おまえら聞けぇ、聞けぇ!静かにせい、静かにせい!話を聞けっ!
             男一匹が、命をかけて諸君に訴えてるんだぞ。いいか。いいか。


 それがだ、いま日本人がだ、ここでもって立ち上がらなければ、自衛隊が立ち上がらなきゃ、憲法改正ってものはないんだよ。諸君は永久にだねえ、ただアメリカの軍隊になってしまうんだぞ。諸君と日本の・・・・・ アメリカからしか来ないんだ。
 シビリアン・コントロール・・・・・ シビリアン・コントロールに毒されてんだ。シビリアン・コントロールというのはだな、新憲法下で堪えるのが、シビリアン・コントロールじゃないぞ。
 ・・・・・ そこでだ、俺は4年待ったんだよ。俺は4年待ったんだ。自衛隊が立ちあがる日を。・・・・・ そうした自衛隊の・・・・・ 最後の30分に、最後の30分に・・・・・ 待ってるんだよ。
 諸君は武士だろう。諸君は武士だろう。武士ならば、自分を否定する憲法を、どうして守るんだ。

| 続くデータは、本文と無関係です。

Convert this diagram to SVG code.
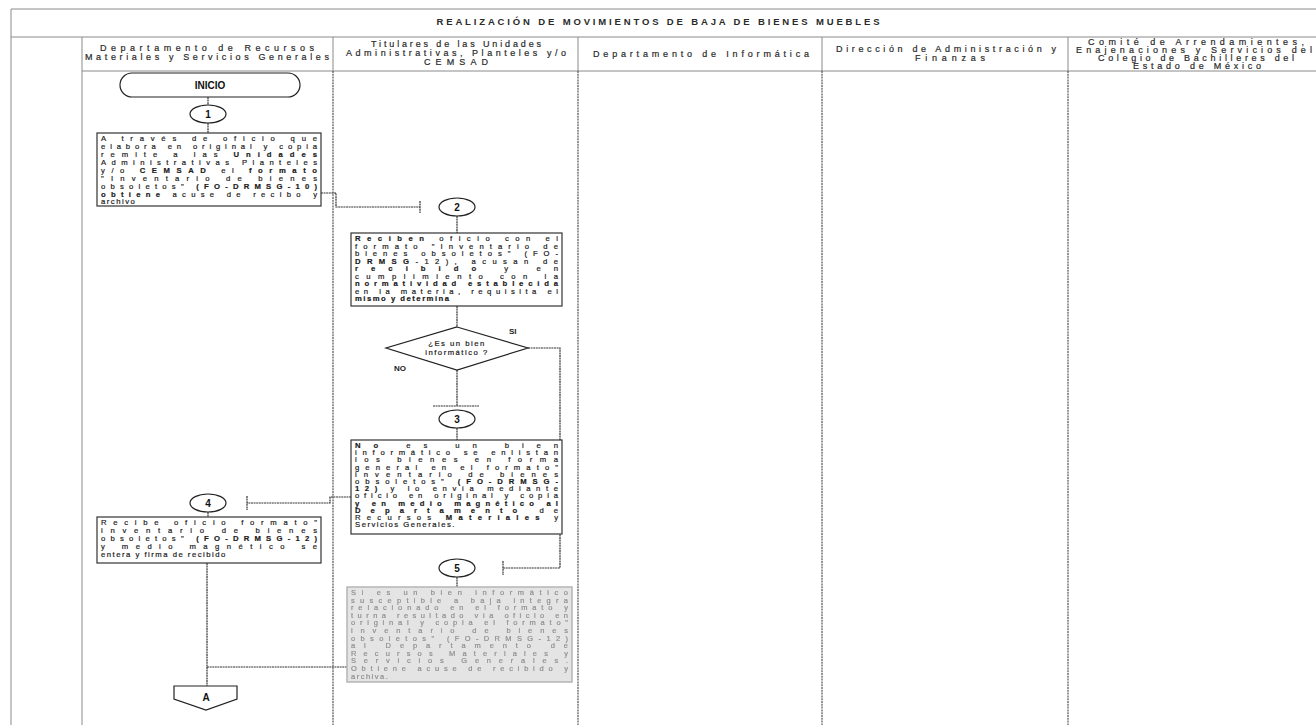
<svg xmlns="http://www.w3.org/2000/svg" width="1316" height="725" viewBox="0 0 1316 725">
<defs>
<filter id="soft" x="-5%" y="-5%" width="110%" height="110%"><feGaussianBlur stdDeviation="0.45"/></filter>
<style>
.frame{stroke:#8a8a8a;stroke-width:1;fill:none}
.lane{stroke:#444;stroke-width:1.1;stroke-dasharray:2 0.8;fill:none}
.hdr{font-family:"Liberation Sans",Arial,sans-serif;font-size:9px;fill:#2a2a2a;stroke:#2a2a2a;stroke-width:0.2;text-anchor:middle}
.ttl{font-family:"Liberation Sans",Arial,sans-serif;font-size:9.5px;font-weight:bold;fill:#2a2a2a;text-anchor:middle}
.box{fill:#fff;stroke:#333;stroke-width:1.2}
.gbox{fill:#e4e4e4;stroke:#b5b5b5;stroke-width:1.5}
.t{font-family:"Liberation Sans",Arial,sans-serif;font-size:7.7px;fill:#1a1a1a;stroke:#1a1a1a;stroke-width:0.2}
.gt{font-family:"Liberation Sans",Arial,sans-serif;font-size:7.5px;fill:#8f8f8f;stroke:#8f8f8f;stroke-width:0.2}
.sp{letter-spacing:1.5px}
.b{font-weight:bold}
.c{fill:#fff;stroke:#222;stroke-width:1.2}
.cn{font-family:"Liberation Sans",Arial,sans-serif;font-size:10px;font-weight:bold;fill:#111;text-anchor:middle}
.ln{stroke:#333;stroke-width:1.2;fill:none;stroke-dasharray:2 0.6}
.lbl{font-family:"Liberation Sans",Arial,sans-serif;font-size:8px;font-weight:bold;fill:#222}
</style>
</defs>
<rect width="1316" height="725" fill="#fff"/>
<g id="frame">
<line class="frame" x1="11" y1="9" x2="1316" y2="9"/>
<line class="frame" x1="11" y1="9" x2="11" y2="725"/>
<line class="frame" x1="11" y1="37" x2="1316" y2="37"/>
<line class="frame" x1="82" y1="37" x2="82" y2="725"/>
<line class="frame" x1="82" y1="71" x2="1316" y2="71"/>
<line class="frame" x1="333" y1="37" x2="333" y2="71"/>
<line class="frame" x1="578" y1="37" x2="578" y2="71"/>
<line class="frame" x1="822" y1="37" x2="822" y2="71"/>
<line class="frame" x1="1068" y1="37" x2="1068" y2="71"/>
<line class="lane" x1="333" y1="71" x2="333" y2="725"/>
<line class="lane" x1="578" y1="71" x2="578" y2="725"/>
<line class="lane" x1="822" y1="71" x2="822" y2="725"/>
<line class="lane" x1="1068" y1="71" x2="1068" y2="725"/>
<text class="ttl" x="658" y="25" textLength="443" lengthAdjust="spacing">REALIZACIÓN DE MOVIMIENTOS DE BAJA DE BIENES MUEBLES</text>
</g>
<g id="headers">
<text class="hdr" x="207" y="51" textLength="214" lengthAdjust="spacing">Departamento de Recursos</text>
<text class="hdr" x="207" y="60" textLength="244" lengthAdjust="spacing">Materiales y Servicios Generales</text>
<text class="hdr" x="456" y="47" textLength="170" lengthAdjust="spacing">Titulares de las Unidades</text>
<text class="hdr" x="456" y="56" textLength="220" lengthAdjust="spacing">Administrativas, Planteles y/o</text>
<text class="hdr" x="456" y="65" textLength="64" lengthAdjust="spacing">CEMSAD</text>
<text class="hdr" x="701" y="57" textLength="216" lengthAdjust="spacing">Departamento de Informática</text>
<text class="hdr" x="946" y="52" textLength="220" lengthAdjust="spacing">Dirección de Administración y</text>
<text class="hdr" x="950" y="61" textLength="70" lengthAdjust="spacing">Finanzas</text>
<text class="hdr" x="1196" y="45" textLength="216" lengthAdjust="spacing">Comité de Arrendamientes,</text>
<text class="hdr" x="1194" y="53" textLength="236" lengthAdjust="spacing">Enajenaciones y Servicios del</text>
<text class="hdr" x="1196" y="61" textLength="196" lengthAdjust="spacing">Colegio de Bachilleres del</text>
<text class="hdr" x="1197" y="69" textLength="128" lengthAdjust="spacing">Estado de México</text>
</g>
<g id="connectors">
<line class="ln" x1="208" y1="97" x2="208" y2="105"/>
<line class="ln" x1="208" y1="123" x2="208" y2="133"/>
<path class="ln" d="M321,193 H336 V207 H420"/>
<line class="ln" x1="420" y1="201" x2="420" y2="213"/>
<line class="ln" x1="457" y1="216" x2="457" y2="233"/>
<line class="ln" x1="457" y1="306" x2="457" y2="327"/>
<line class="ln" x1="457" y1="370" x2="457" y2="406"/>
<line class="ln" x1="433" y1="406" x2="479" y2="406"/>
<line class="ln" x1="457" y1="428" x2="457" y2="440"/>
<path class="ln" d="M528,348 H560 V568 H503"/>
<line class="ln" x1="503" y1="561" x2="503" y2="575"/>
<path class="ln" d="M351,497 H330 V503 H247"/>
<line class="ln" x1="247" y1="496" x2="247" y2="510"/>
<line class="ln" x1="208" y1="512" x2="208" y2="517"/>
<line class="ln" x1="457" y1="577" x2="457" y2="587"/>
<line class="ln" x1="207" y1="563" x2="207" y2="686"/>
<line class="ln" x1="207" y1="667" x2="347" y2="667"/>
</g>
<g id="inicio">
<rect x="120" y="73" width="180" height="24" rx="12" class="c"/>
<text class="cn" x="210" y="89" font-size="11px">INICIO</text>
</g>
<g id="c1"><ellipse cx="208" cy="114" rx="18" ry="9" class="c"/><text class="cn" x="208" y="118">1</text></g>
<g id="box1">
<rect x="97" y="133" width="224" height="73" class="box"/>
<text class="t" x="101" y="141" textLength="216" lengthAdjust="spacing">A través de oficio que</text>
<text class="t" x="101" y="149" textLength="216" lengthAdjust="spacing">elabora en original y copia</text>
<text class="t" x="101" y="157" textLength="216" lengthAdjust="spacing">remite a las <tspan class="b">Unidades</tspan></text>
<text class="t" x="101" y="165" textLength="216" lengthAdjust="spacing">Administrativas Planteles</text>
<text class="t" x="101" y="173" textLength="216" lengthAdjust="spacing">y/o <tspan class="b">CEMSAD</tspan> el <tspan class="b">formato</tspan></text>
<text class="t" x="101" y="181" textLength="216" lengthAdjust="spacing">"Inventario de bienes</text>
<text class="t" x="101" y="189" textLength="216" lengthAdjust="spacing">obsoletos" <tspan class="b">(FO-DRMSG-10)</tspan></text>
<text class="t" x="101" y="197" textLength="216" lengthAdjust="spacing"><tspan class="b">obtiene</tspan> acuse de recibo y</text>
<text class="t sp" x="101" y="204">archivo</text>
</g>
<g id="c2"><ellipse cx="457" cy="207" rx="18" ry="9" class="c"/><text class="cn" x="457" y="211">2</text></g>
<g id="box2">
<rect x="351" y="233" width="211" height="73" class="box"/>
<text class="t" x="355" y="241" textLength="203" lengthAdjust="spacing"><tspan class="b">Reciben</tspan> oficio con el</text>
<text class="t" x="355" y="248.5" textLength="203" lengthAdjust="spacing">formato "Inventario de</text>
<text class="t" x="355" y="256" textLength="203" lengthAdjust="spacing">bienes obsoletos" (FO-</text>
<text class="t" x="355" y="263.5" textLength="203" lengthAdjust="spacing"><tspan class="b">DRMSG</tspan>-12), acusan de</text>
<text class="t" x="355" y="271" textLength="203" lengthAdjust="spacing"><tspan class="b">recibido</tspan> y en</text>
<text class="t" x="355" y="278.5" textLength="203" lengthAdjust="spacing">cumplimiento con la</text>
<text class="t" x="355" y="286" textLength="203" lengthAdjust="spacing"><tspan class="b">normatividad establecida</tspan></text>
<text class="t" x="355" y="293.5" textLength="203" lengthAdjust="spacing">en la materia, requisita el</text>
<text class="t sp" x="355" y="301"><tspan class="b">mismo y determina</tspan></text>
</g>
<g id="decision">
<polygon points="457,327 528,348 457,370 386,348" class="c"/>
<text class="t sp" x="457" y="346" text-anchor="middle">¿Es un bien</text>
<text class="t sp" x="457" y="355" text-anchor="middle">informático ?</text>
<text class="lbl" x="509" y="334">SI</text>
<text class="lbl" x="394" y="371">NO</text>
</g>
<g id="c3"><ellipse cx="457" cy="419" rx="18" ry="9" class="c"/><text class="cn" x="457" y="423">3</text></g>
<g id="box3">
<rect x="351" y="440" width="211" height="94" class="box"/>
<text class="t" x="355" y="448" textLength="203" lengthAdjust="spacing"><tspan class="b">No</tspan> es un bien</text>
<text class="t" x="355" y="455.2" textLength="203" lengthAdjust="spacing">informático se enlistan</text>
<text class="t" x="355" y="462.4" textLength="203" lengthAdjust="spacing">los bienes en forma</text>
<text class="t" x="355" y="469.6" textLength="203" lengthAdjust="spacing">general en el formato"</text>
<text class="t" x="355" y="476.8" textLength="203" lengthAdjust="spacing">inventario de bienes</text>
<text class="t" x="355" y="484" textLength="203" lengthAdjust="spacing">obsoletos" <tspan class="b">(FO-DRMSG-</tspan></text>
<text class="t" x="355" y="491.2" textLength="203" lengthAdjust="spacing"><tspan class="b">12)</tspan> y lo envía mediante</text>
<text class="t" x="355" y="498.4" textLength="203" lengthAdjust="spacing">oficio en original y copia</text>
<text class="t" x="355" y="505.6" textLength="203" lengthAdjust="spacing"><tspan class="b">y en medio magnético al</tspan></text>
<text class="t" x="355" y="512.8" textLength="203" lengthAdjust="spacing"><tspan class="b">Departamento</tspan> de</text>
<text class="t" x="355" y="520" textLength="203" lengthAdjust="spacing">Recursos <tspan class="b">Materiales</tspan> y</text>
<text class="t sp" x="355" y="527.2">Servicios Generales.</text>
</g>
<g id="c4"><ellipse cx="208" cy="503" rx="18" ry="9" class="c"/><text class="cn" x="208" y="507">4</text></g>
<g id="box4">
<rect x="97" y="517" width="224" height="46" class="box"/>
<text class="t" x="101" y="525" textLength="216" lengthAdjust="spacing">Recibe oficio formato"</text>
<text class="t" x="101" y="533" textLength="216" lengthAdjust="spacing">inventario de bienes</text>
<text class="t" x="101" y="541" textLength="216" lengthAdjust="spacing">obsoletos" <tspan class="b">(FO-DRMSG-12)</tspan></text>
<text class="t" x="101" y="549" textLength="216" lengthAdjust="spacing">y medio magnético se</text>
<text class="t sp" x="101" y="557">entera y firma de recibido</text>
</g>
<g id="c5"><ellipse cx="457" cy="568" rx="18" ry="9" class="c"/><text class="cn" x="457" y="572">5</text></g>
<g id="box5">
<rect x="347" y="587" width="225" height="95" class="gbox"/>
<g filter="url(#soft)">
<text class="gt" x="351" y="595" textLength="217" lengthAdjust="spacing">Si es un bien informático</text>
<text class="gt" x="351" y="602.6" textLength="217" lengthAdjust="spacing">susceptible a baja integra</text>
<text class="gt" x="351" y="610.2" textLength="217" lengthAdjust="spacing">relacionado en el formato y</text>
<text class="gt" x="351" y="617.8" textLength="217" lengthAdjust="spacing">turna resultado vía oficio en</text>
<text class="gt" x="351" y="625.4" textLength="217" lengthAdjust="spacing">original y copia el formato"</text>
<text class="gt" x="351" y="633" textLength="217" lengthAdjust="spacing">inventario de bienes</text>
<text class="gt" x="351" y="640.6" textLength="217" lengthAdjust="spacing">obsoletos" (FO-DRMSG-12)</text>
<text class="gt" x="351" y="648.2" textLength="217" lengthAdjust="spacing">al Departamento de</text>
<text class="gt" x="351" y="655.8" textLength="217" lengthAdjust="spacing">Recursos Materiales y</text>
<text class="gt" x="351" y="663.4" textLength="217" lengthAdjust="spacing">Servicios Generales.</text>
<text class="gt" x="351" y="671" textLength="217" lengthAdjust="spacing">Obtiene acuse de recibido y</text>
<text class="gt sp" x="351" y="678.6">archiva.</text>
</g>
</g>
<g id="connA">
<polygon points="174,686 237,686 237,699 206,710 174,699" class="c"/>
<text class="cn" x="206" y="701" font-weight="normal">A</text>
</g>
</svg>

どうして自分の否定する憲法のため、自分らを否定する憲法というものにペコペコするんだ。これがある限り、諸君てものは永久に救われんのだぞ。

 諸君は永久にだね、今の憲法は政治的謀略に、諸君が合憲だかのごとく装っているが、自衛隊は違憲なんだよ。自衛隊は違憲なんだ。貴様達も違憲だ。憲法というものは、ついに自衛隊というものは、憲法を守る軍隊になったのだということに、どうして気がつかんのだ!俺は諸君がそれを断つ日を、待ちに待ってたんだ。諸君はその中でも、ただ小さい根性ばっかりにまどわされて、本当に日本のためにたちあがるときはないんだ。

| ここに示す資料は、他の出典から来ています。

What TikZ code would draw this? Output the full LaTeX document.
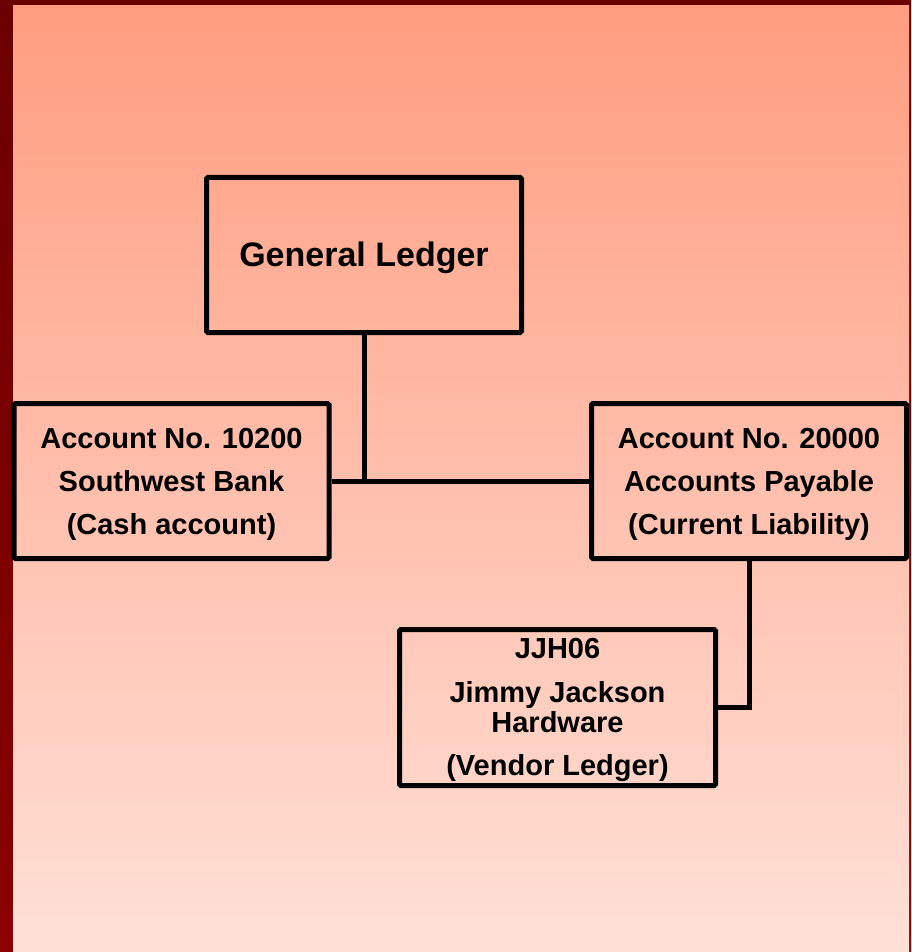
\documentclass[tikz,border=0pt]{standalone}
\usepackage{fontspec}
\setmainfont{Liberation Sans}
\definecolor{bordtop}{RGB}{107,0,0}
\definecolor{bordbot}{RGB}{139,0,0}
\definecolor{bgtop}{RGB}{255,157,128}
\definecolor{bgbot}{RGB}{255,224,215}
\begin{document}
\begin{tikzpicture}[x=1pt,y=-1pt,
  box/.style={draw=black, line width=5pt, rounded corners=1.5pt, inner sep=0pt,
    minimum width=315pt, minimum height=155pt},
  txt/.style={align=center, inner sep=0pt, font=\fontsize{29}{43}\selectfont\bfseries},
  link/.style={draw=black, line width=5pt}]
\useasboundingbox (0,0) rectangle (911,952);
\shade[top color=bordtop, bottom color=bordbot] (0,0) rectangle (911,952);
\shade[top color=bgtop, bottom color=bgbot] (13,6) rectangle (909,952);

\node[box] (gl) at (364,255) {};
\node[box] (cash) at (171.5,481) {};
\node[box] (ap) at (749,481) {};
\node[box, minimum width=316pt, minimum height=156pt] (vend) at (557.5,707.5) {};

\node[txt, font=\fontsize{34}{40}\selectfont\bfseries] (gltxt) at ([yshift=-3pt]gl.center) {General Ledger};
\node[txt] (cashtxt) at ([yshift=-3pt]cash.center) {Account No. 10200\\Southwest Bank\\(Cash account)};
\node[txt] (aptxt) at ([yshift=-3pt]ap.center) {Account No. 20000\\Accounts Payable\\(Current Liability)};
\node[txt] (vendtxt) at ([yshift=-2pt]vend.center)
  {JJH06\\[1pt]Jimmy Jackson\\[-13pt]Hardware\\(Vendor Ledger)};

\draw[link] (gl.south) -- (gl.south |- cash.east);
\draw[link] (cash.east) -- (ap.west);
\draw[link] (ap.south) |- (vend.east);
\end{tikzpicture}
\end{document}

     そのために、われわれの総監を傷つけたのはどういうわけだ

                  抵抗したからだ。

 憲法のために、日本を骨なしにした憲法に従ってきた、という、ことを知らないのか。諸君の中に、一人でも俺と一緒にに立つ奴はいないのか。
 一人もいないんだな。よし!武というものはだ、刀というものはなんだ。自分の使命・・・・・ 

 
         それでも武士かぁ!それでも武士かぁ!

 まだ諸君は憲法改正のために立ち上がらないと、見極めがついた。これで、俺の自衛隊に対する夢はなくなったんだ。それではここで、俺は、天皇陛下万歳を叫ぶ。


                天皇陛下万歳! 天皇陛下万歳! 天皇陛下万歳!